# Excerpted records
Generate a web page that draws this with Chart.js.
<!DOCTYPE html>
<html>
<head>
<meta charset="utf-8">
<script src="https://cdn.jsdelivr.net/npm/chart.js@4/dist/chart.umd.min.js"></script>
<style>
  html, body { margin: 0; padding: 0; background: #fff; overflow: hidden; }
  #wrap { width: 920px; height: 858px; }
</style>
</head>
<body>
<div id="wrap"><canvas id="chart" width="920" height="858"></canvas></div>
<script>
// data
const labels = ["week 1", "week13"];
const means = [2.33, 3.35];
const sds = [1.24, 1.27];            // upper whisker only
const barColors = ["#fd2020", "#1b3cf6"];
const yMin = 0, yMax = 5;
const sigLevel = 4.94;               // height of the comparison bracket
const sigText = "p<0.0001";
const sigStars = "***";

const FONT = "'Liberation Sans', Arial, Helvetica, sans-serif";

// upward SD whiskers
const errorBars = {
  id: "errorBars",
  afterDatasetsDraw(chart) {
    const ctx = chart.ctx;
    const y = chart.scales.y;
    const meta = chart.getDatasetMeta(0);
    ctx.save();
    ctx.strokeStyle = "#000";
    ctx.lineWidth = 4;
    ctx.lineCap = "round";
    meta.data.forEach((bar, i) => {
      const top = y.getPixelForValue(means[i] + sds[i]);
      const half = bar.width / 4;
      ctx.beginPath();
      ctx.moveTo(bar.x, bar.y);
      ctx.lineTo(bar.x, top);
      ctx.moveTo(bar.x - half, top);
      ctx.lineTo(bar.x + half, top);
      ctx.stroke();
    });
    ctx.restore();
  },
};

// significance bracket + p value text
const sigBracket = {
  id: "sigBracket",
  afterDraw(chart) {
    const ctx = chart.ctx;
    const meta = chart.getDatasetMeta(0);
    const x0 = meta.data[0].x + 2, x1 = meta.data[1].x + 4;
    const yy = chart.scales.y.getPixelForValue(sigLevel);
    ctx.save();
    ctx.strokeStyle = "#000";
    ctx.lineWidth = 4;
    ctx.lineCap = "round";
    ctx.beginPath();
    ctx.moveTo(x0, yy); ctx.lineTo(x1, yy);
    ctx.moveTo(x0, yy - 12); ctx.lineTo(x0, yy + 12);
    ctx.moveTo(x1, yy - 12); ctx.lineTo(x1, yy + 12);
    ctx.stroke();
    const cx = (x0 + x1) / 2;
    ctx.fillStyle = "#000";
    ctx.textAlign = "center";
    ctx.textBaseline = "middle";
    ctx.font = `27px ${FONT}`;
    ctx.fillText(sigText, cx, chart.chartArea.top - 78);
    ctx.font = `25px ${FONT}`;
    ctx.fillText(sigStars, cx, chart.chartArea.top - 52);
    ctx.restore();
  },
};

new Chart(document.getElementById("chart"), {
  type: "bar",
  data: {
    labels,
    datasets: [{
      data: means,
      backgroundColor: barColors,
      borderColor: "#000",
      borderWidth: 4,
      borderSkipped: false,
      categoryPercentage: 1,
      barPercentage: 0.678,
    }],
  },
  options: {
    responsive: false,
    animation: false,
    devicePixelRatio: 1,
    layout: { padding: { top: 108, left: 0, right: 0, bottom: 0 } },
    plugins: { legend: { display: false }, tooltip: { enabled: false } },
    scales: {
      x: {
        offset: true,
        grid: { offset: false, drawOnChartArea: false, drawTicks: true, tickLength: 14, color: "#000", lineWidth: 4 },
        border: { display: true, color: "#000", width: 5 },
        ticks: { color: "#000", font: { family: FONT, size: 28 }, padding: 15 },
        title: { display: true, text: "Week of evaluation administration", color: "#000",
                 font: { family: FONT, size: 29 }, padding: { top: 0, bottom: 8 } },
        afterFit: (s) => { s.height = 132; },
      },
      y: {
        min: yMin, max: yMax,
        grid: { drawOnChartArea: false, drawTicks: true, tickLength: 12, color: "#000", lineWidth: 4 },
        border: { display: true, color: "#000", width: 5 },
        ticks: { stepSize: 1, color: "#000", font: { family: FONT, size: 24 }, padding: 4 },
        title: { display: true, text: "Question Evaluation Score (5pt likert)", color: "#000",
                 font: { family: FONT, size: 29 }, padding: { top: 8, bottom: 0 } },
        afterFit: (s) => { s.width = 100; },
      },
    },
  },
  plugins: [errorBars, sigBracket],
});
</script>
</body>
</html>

---

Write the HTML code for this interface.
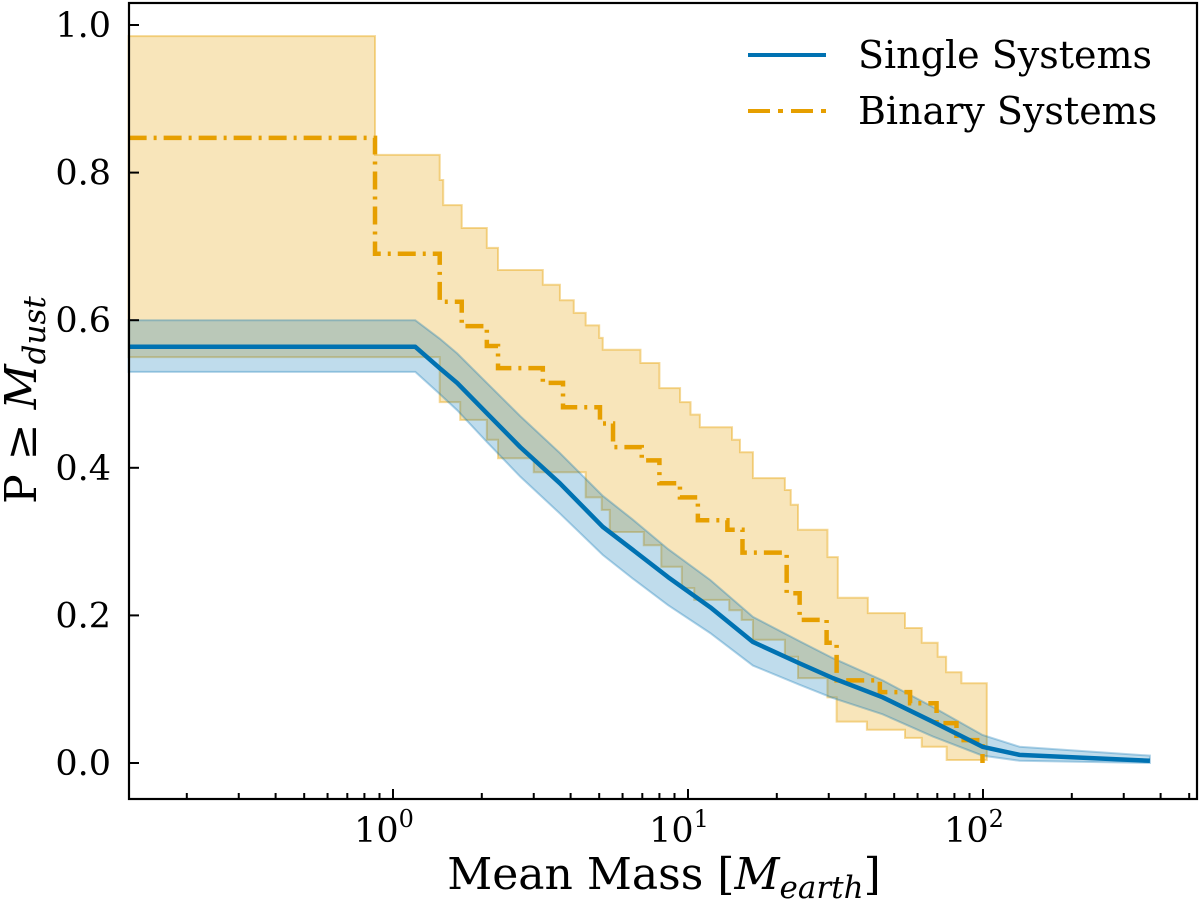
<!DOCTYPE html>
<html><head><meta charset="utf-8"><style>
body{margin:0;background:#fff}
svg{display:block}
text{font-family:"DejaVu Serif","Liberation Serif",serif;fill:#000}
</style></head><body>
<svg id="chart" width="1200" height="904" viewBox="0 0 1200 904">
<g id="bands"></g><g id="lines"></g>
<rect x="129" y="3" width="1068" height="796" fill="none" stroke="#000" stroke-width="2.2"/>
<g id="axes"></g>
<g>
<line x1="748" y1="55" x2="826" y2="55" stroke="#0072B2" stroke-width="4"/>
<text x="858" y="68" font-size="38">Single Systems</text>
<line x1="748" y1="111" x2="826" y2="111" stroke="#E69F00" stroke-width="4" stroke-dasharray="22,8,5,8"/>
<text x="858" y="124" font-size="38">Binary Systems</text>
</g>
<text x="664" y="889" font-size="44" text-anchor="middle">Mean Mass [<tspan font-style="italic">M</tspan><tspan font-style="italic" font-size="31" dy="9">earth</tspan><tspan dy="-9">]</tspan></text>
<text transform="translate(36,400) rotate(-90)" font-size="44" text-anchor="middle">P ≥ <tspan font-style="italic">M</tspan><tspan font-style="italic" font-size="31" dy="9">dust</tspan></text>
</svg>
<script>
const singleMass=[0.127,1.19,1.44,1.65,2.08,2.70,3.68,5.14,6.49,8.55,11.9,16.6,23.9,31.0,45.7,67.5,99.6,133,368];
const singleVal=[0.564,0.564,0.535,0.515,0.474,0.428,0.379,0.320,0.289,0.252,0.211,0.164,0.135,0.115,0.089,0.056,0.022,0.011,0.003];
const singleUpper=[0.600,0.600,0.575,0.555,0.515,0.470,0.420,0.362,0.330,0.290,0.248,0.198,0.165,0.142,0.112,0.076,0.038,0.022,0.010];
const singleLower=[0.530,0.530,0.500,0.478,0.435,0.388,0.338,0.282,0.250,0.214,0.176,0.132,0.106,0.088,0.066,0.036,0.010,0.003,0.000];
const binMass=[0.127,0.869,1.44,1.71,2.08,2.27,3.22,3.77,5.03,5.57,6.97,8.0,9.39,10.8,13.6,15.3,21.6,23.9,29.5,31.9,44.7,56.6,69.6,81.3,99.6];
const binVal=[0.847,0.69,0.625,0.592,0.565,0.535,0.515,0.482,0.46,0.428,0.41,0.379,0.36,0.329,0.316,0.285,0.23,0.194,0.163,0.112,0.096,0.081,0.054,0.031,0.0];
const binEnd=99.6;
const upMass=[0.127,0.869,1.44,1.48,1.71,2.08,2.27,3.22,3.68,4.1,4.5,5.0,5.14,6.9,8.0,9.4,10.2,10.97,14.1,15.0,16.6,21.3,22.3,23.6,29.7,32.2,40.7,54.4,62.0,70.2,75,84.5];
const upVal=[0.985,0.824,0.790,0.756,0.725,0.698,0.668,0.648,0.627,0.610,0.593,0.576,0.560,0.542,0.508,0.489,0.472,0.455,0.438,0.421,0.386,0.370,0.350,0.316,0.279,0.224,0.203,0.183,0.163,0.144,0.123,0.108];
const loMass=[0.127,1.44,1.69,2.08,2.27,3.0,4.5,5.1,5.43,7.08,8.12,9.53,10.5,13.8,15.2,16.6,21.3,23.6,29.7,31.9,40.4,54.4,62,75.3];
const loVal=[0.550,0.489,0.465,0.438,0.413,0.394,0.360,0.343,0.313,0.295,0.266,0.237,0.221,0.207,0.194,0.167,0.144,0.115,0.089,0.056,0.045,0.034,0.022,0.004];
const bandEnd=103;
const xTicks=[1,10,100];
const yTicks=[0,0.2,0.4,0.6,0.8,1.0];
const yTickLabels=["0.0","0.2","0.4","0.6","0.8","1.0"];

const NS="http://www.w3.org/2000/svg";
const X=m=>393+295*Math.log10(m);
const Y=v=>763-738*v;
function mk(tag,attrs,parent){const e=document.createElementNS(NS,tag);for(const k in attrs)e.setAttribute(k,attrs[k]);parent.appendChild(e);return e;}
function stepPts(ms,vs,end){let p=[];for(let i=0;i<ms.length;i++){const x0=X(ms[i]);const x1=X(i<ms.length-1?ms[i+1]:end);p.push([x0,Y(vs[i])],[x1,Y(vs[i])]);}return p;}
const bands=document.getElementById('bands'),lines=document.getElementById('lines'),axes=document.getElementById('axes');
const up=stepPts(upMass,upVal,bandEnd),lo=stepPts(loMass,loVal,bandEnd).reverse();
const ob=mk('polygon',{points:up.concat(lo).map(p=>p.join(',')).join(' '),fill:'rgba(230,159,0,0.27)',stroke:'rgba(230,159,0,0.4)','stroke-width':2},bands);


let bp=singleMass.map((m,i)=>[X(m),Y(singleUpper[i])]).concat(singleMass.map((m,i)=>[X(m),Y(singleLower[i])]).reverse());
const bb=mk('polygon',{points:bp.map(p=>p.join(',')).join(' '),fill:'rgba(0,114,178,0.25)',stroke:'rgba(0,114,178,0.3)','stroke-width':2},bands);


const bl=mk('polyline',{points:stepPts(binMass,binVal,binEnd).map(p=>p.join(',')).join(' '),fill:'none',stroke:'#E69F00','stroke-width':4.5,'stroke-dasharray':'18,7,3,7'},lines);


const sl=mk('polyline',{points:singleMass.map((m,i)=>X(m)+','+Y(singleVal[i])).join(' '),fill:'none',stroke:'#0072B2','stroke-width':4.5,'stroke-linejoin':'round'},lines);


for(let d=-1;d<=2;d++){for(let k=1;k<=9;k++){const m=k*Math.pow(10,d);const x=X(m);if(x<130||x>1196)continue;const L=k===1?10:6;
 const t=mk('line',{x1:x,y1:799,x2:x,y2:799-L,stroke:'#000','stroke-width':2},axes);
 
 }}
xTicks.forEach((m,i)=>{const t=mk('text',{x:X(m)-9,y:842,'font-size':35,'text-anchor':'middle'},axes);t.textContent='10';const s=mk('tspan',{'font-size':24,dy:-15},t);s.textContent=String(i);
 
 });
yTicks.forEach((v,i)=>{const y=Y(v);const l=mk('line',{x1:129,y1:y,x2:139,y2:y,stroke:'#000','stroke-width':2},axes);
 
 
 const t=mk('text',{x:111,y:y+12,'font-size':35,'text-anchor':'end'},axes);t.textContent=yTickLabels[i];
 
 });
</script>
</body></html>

* * *

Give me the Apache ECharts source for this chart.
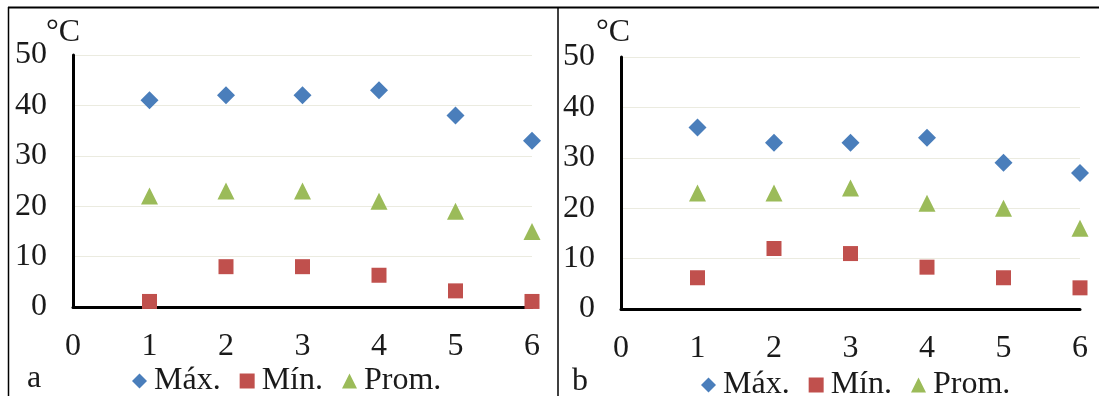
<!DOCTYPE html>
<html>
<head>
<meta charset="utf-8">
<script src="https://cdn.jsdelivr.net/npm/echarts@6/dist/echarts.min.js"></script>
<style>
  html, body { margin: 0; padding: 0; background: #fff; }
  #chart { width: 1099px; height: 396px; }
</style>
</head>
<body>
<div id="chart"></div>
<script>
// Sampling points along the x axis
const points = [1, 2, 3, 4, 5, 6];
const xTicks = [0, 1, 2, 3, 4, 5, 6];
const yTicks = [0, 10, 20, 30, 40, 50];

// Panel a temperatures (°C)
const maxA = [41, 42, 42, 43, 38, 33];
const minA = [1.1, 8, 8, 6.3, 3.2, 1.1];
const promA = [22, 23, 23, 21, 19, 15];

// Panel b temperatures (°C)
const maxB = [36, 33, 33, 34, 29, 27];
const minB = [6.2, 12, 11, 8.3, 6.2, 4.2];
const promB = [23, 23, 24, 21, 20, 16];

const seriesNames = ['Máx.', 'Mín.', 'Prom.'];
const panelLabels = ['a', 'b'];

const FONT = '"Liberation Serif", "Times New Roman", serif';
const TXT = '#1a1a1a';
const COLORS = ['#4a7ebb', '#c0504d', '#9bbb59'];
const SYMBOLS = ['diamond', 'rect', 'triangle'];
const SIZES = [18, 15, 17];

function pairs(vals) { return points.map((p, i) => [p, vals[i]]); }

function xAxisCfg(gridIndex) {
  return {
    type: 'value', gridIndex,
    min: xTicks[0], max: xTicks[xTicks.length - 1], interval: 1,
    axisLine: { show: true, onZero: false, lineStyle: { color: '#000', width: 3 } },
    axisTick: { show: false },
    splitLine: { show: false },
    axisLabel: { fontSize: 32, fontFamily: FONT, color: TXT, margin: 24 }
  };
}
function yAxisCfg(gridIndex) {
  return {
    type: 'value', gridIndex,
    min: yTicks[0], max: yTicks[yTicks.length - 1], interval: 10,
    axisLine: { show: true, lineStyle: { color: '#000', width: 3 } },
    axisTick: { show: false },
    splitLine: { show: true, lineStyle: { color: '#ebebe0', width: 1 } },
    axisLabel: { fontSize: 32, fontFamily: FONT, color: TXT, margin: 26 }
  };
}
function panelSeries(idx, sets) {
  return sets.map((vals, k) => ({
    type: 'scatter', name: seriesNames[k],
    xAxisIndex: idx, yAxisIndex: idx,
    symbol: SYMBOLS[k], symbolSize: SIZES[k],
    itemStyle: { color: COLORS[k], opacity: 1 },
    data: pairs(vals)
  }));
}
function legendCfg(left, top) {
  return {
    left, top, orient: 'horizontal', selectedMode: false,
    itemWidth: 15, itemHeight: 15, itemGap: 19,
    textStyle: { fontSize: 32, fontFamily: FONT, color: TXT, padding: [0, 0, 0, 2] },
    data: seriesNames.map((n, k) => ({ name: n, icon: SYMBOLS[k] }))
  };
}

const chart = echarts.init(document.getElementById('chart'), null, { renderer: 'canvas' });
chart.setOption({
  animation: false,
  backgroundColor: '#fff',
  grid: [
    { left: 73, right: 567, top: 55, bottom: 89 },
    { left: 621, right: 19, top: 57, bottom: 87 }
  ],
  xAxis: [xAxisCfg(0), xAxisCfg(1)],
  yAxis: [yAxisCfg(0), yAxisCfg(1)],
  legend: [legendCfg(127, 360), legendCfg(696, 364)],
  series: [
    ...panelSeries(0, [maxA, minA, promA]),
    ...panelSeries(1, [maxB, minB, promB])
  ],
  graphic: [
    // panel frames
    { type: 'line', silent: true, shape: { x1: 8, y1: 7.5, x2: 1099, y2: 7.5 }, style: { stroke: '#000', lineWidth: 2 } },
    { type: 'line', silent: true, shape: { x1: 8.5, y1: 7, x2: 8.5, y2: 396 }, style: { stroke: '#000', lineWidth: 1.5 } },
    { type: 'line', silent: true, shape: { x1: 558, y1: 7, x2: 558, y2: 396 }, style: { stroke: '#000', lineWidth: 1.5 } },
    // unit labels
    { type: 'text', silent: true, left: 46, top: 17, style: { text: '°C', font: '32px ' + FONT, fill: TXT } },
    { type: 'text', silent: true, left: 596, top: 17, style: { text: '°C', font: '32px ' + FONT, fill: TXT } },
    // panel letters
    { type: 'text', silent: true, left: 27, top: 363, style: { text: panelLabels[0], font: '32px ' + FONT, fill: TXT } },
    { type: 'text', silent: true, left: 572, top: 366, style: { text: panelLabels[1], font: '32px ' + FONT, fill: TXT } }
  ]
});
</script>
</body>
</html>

# Stated exercise
The first line to give again is the one with "Give me the", and the last is the one with "return points.map((p, i)". Repeat them and everything between exactly, minus the pictures.

# Solution to this exercise
Give me the Apache ECharts source for this chart.
<!DOCTYPE html>
<html>
<head>
<meta charset="utf-8">
<script src="https://cdn.jsdelivr.net/npm/echarts@6/dist/echarts.min.js"></script>
<style>
  html, body { margin: 0; padding: 0; background: #fff; }
  #chart { width: 1099px; height: 396px; }
</style>
</head>
<body>
<div id="chart"></div>
<script>
// Sampling points along the x axis
const points = [1, 2, 3, 4, 5, 6];
const xTicks = [0, 1, 2, 3, 4, 5, 6];
const yTicks = [0, 10, 20, 30, 40, 50];

// Panel a temperatures (°C)
const maxA = [41, 42, 42, 43, 38, 33];
const minA = [1.1, 8, 8, 6.3, 3.2, 1.1];
const promA = [22, 23, 23, 21, 19, 15];

// Panel b temperatures (°C)
const maxB = [36, 33, 33, 34, 29, 27];
const minB = [6.2, 12, 11, 8.3, 6.2, 4.2];
const promB = [23, 23, 24, 21, 20, 16];

const seriesNames = ['Máx.', 'Mín.', 'Prom.'];
const panelLabels = ['a', 'b'];

const FONT = '"Liberation Serif", "Times New Roman", serif';
const TXT = '#1a1a1a';
const COLORS = ['#4a7ebb', '#c0504d', '#9bbb59'];
const SYMBOLS = ['diamond', 'rect', 'triangle'];
const SIZES = [18, 15, 17];

function pairs(vals) { return points.map((p, i) => [p, vals[i]]); }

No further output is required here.